Fractional reserve banking V bitcoin

Lets try and light up the argument a bit…. anyone with any thoughts?

Money is a medium used for the transfer of goods.

The premise is that fractional reserve banking is an unfair system that benefits banks by allowing them to have control over the issuance of money.

Banks generate money from nothing against a 10% deposit (the fraction) to a central bank.

The credit is given to you and you spend the rest of your life paying it back to the bank + interest through your work.

That money that was generated at no cost to the bank is eventually returned to bank. The bank is now richer by the amount of money it lent you + interest but has done no work at all to gain this money.

The bank actually makes even more money; Say you purchase a house and the seller places your borrowed money into the same bank the bank can then lend out multiple amounts of the same money since only 10% is required as collateral deposit each time.

In a fairer system perhaps you would pay back your loan + interest to the state where, a democratically elected and fair government (not many of those around), would use it for the benefit of its citizens.

One way out of this mess is to take away control of money issuance from the banks. Bitcoin!

You can only achieve this goal if all transactions are done in bitcoin without the use of FIAT money. In this scenario the banks have no control over issuance and the governments no control over the transactions.

How do you finance government? If all transactions are done in bitcoin, due to its anonymity, it becomes impossible to know who has what and therefore impossible to tax. The government would have to tax the anonymous transactions. Taxation would be the same for everyone… Even hookers and drug dealers would pay taxes 🙂

Problems:

You can only do transactions in bitcoin if they are cheap to do; I can’t buy a 12 bucks pizza with bitcoin if transferring the money costs me 14 bucks.

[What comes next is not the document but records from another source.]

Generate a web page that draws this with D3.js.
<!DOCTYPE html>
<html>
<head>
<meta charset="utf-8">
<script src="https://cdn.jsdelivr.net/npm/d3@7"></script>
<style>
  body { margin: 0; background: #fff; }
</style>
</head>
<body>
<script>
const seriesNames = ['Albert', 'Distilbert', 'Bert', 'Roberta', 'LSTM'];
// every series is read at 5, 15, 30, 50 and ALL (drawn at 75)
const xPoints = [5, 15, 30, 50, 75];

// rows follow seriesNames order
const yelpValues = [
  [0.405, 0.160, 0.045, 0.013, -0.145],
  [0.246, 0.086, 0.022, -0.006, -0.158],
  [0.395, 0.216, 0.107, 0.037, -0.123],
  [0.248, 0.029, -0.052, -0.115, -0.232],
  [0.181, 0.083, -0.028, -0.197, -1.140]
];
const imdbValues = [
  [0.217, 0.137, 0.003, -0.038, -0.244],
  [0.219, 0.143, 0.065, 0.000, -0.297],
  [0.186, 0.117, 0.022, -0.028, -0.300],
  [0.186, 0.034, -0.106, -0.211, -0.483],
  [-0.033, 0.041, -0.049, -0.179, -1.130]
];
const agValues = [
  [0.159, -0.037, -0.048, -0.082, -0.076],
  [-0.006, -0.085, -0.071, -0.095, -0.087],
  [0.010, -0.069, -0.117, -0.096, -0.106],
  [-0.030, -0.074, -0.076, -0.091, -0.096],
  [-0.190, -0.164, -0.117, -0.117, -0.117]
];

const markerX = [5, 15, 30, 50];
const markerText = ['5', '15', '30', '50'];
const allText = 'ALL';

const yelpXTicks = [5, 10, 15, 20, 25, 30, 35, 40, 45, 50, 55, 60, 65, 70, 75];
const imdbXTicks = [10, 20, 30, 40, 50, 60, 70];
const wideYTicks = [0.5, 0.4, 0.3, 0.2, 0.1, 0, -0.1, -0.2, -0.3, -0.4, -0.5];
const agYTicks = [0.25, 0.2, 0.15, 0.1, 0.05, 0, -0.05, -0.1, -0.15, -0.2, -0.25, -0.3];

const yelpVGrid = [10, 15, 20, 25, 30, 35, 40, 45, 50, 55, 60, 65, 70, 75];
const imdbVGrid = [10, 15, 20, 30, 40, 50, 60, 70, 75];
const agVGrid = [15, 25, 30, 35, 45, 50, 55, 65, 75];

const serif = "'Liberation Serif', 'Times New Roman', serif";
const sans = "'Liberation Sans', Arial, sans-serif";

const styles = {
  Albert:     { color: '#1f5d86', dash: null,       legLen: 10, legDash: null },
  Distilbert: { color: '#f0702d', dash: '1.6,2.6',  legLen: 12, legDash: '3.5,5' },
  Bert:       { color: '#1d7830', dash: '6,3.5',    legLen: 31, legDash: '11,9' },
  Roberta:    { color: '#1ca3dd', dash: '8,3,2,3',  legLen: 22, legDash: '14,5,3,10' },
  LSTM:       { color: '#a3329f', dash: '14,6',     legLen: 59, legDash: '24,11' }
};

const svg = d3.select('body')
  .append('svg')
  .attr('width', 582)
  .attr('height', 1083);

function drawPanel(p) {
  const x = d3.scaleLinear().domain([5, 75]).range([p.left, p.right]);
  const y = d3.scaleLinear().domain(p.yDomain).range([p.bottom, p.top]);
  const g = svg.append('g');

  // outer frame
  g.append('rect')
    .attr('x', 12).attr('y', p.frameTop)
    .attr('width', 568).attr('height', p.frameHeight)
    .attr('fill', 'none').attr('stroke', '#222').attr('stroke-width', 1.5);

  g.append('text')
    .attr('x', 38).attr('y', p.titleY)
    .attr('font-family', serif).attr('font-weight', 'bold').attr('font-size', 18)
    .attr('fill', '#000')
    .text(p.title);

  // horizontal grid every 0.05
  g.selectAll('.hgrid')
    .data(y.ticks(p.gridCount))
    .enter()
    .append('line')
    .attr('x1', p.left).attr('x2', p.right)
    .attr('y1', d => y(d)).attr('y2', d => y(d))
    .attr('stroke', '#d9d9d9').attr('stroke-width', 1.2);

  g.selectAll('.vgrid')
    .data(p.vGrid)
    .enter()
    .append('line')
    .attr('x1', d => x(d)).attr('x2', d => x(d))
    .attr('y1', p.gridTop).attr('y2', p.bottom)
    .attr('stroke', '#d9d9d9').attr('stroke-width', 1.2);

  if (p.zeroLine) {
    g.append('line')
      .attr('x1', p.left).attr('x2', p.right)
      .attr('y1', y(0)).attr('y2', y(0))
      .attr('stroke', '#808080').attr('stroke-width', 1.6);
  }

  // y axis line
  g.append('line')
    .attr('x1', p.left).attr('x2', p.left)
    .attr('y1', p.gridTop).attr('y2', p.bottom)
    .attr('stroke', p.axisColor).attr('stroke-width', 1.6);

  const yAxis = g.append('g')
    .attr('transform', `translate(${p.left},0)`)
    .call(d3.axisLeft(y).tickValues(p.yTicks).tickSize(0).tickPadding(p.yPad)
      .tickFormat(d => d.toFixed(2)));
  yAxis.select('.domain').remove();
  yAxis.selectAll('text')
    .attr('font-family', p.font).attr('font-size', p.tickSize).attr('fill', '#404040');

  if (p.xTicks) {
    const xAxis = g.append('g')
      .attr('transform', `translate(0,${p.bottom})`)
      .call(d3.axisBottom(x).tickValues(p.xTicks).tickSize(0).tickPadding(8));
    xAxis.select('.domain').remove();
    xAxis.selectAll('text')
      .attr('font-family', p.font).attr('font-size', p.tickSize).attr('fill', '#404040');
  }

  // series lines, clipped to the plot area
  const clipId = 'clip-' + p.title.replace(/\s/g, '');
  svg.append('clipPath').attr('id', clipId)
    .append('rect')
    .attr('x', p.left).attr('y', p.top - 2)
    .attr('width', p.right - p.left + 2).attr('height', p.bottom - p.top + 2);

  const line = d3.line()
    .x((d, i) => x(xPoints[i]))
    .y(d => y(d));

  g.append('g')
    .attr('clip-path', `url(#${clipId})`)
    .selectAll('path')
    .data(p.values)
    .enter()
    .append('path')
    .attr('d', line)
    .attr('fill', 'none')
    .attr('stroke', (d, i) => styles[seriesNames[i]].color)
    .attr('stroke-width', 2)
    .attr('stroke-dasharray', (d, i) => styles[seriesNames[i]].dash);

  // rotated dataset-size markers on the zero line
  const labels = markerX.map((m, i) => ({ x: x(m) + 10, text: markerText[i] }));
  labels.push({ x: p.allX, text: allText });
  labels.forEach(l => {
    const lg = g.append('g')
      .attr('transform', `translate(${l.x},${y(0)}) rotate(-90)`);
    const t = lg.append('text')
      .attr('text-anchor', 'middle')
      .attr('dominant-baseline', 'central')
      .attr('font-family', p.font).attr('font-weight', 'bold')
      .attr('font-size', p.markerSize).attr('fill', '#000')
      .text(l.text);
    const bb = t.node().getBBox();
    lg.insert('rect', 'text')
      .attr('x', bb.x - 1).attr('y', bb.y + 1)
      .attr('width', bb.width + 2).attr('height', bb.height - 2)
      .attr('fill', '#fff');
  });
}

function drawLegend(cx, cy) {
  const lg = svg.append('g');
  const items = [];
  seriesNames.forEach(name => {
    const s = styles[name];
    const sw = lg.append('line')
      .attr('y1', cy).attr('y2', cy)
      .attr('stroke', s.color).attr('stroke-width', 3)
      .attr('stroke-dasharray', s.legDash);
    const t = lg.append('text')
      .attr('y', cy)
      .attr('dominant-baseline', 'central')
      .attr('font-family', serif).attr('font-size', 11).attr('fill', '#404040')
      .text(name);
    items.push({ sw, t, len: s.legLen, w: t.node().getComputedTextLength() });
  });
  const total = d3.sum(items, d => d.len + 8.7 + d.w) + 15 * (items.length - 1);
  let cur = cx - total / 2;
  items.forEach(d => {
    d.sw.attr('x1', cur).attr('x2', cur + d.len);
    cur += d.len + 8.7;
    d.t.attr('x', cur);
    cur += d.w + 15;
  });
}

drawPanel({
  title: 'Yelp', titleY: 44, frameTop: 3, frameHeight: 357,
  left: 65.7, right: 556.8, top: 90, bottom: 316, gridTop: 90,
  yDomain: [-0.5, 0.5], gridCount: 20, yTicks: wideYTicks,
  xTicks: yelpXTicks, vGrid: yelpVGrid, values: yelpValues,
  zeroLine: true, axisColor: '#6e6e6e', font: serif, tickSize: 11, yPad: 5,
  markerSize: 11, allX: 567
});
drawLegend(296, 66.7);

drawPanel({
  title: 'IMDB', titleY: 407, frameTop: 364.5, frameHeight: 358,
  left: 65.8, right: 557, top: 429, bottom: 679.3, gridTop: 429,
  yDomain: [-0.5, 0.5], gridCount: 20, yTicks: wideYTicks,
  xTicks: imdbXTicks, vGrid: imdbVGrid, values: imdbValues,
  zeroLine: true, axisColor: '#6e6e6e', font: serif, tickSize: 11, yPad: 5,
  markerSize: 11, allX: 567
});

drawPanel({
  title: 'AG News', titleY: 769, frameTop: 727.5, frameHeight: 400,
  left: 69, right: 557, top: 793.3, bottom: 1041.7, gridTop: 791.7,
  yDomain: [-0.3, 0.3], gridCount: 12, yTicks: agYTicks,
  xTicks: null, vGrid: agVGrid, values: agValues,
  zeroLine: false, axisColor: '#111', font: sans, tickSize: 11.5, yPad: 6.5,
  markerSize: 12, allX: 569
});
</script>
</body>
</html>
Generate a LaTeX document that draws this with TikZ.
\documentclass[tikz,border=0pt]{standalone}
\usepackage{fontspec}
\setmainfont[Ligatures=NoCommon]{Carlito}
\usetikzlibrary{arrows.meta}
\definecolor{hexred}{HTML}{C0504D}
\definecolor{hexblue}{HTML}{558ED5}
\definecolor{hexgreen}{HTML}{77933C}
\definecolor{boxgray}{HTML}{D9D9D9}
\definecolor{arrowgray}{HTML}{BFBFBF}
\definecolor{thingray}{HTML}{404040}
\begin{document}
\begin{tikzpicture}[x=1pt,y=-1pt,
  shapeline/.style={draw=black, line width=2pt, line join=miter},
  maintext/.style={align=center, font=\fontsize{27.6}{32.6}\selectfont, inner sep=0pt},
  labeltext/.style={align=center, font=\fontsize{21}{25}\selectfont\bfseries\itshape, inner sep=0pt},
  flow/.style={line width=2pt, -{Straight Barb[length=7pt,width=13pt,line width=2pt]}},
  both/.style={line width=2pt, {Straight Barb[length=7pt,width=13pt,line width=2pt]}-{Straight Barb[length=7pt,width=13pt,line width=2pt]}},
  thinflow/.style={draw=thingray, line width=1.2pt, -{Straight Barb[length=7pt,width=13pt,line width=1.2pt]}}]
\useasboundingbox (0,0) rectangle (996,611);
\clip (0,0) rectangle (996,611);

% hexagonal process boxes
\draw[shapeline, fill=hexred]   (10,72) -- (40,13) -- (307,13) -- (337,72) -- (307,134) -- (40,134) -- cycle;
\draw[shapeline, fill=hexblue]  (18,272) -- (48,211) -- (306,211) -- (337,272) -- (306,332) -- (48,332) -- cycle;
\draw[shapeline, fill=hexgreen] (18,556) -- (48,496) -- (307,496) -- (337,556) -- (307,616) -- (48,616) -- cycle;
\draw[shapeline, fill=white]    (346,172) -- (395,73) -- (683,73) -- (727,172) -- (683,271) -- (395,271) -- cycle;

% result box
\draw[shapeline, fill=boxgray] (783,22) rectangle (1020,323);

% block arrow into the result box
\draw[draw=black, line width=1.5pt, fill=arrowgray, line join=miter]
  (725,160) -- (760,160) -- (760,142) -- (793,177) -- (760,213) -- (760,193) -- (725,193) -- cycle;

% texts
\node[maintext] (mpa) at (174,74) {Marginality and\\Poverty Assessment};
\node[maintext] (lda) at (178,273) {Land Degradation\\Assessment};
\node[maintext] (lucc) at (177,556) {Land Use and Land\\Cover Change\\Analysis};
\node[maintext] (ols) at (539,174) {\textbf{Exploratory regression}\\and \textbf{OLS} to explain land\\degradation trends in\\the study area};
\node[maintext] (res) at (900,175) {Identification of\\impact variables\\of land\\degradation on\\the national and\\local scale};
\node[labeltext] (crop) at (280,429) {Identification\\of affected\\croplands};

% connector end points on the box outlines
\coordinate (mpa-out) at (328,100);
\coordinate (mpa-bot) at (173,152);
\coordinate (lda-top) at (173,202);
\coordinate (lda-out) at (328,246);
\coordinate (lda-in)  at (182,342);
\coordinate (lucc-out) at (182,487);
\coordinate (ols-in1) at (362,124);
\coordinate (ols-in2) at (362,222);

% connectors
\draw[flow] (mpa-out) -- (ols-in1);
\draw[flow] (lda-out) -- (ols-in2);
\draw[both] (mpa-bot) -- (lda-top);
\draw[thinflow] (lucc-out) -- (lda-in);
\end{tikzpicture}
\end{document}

On the other hand you can’t get people to verify/complete transactions (mining) unless there is something in it for them.

Once all bitcoins have been issued (mined) the only thing that is left is the service charge in the transactions that have been hashed.

If you limit the block size you limit the number of transactions that can be bunched up in a record and by inference the number of service charges that can be collected by a miner (the person that completes/verifies the transaction).

So the service charge has to go up -> bitcoin cannot be used for purchasing my pizza -> bitcoin has failed in its primary purpose to take back control of money.

Ways forward: have much larger transaction blocks or some other reward type. Perhaps no hard cap of bitcoin issuance!

The next potential problem is the limited number of bitcoins.

Money is a means of exchange and its required quantity is determined by the number of transactions that go on in an economy. One can envisage a point where there won’t be enough of it to facilitate all the required transactions.

More bitcoins need to be released based on some requirement algorithm. This would also resolve the problem of rewarding the miners which are required to complete the transactions.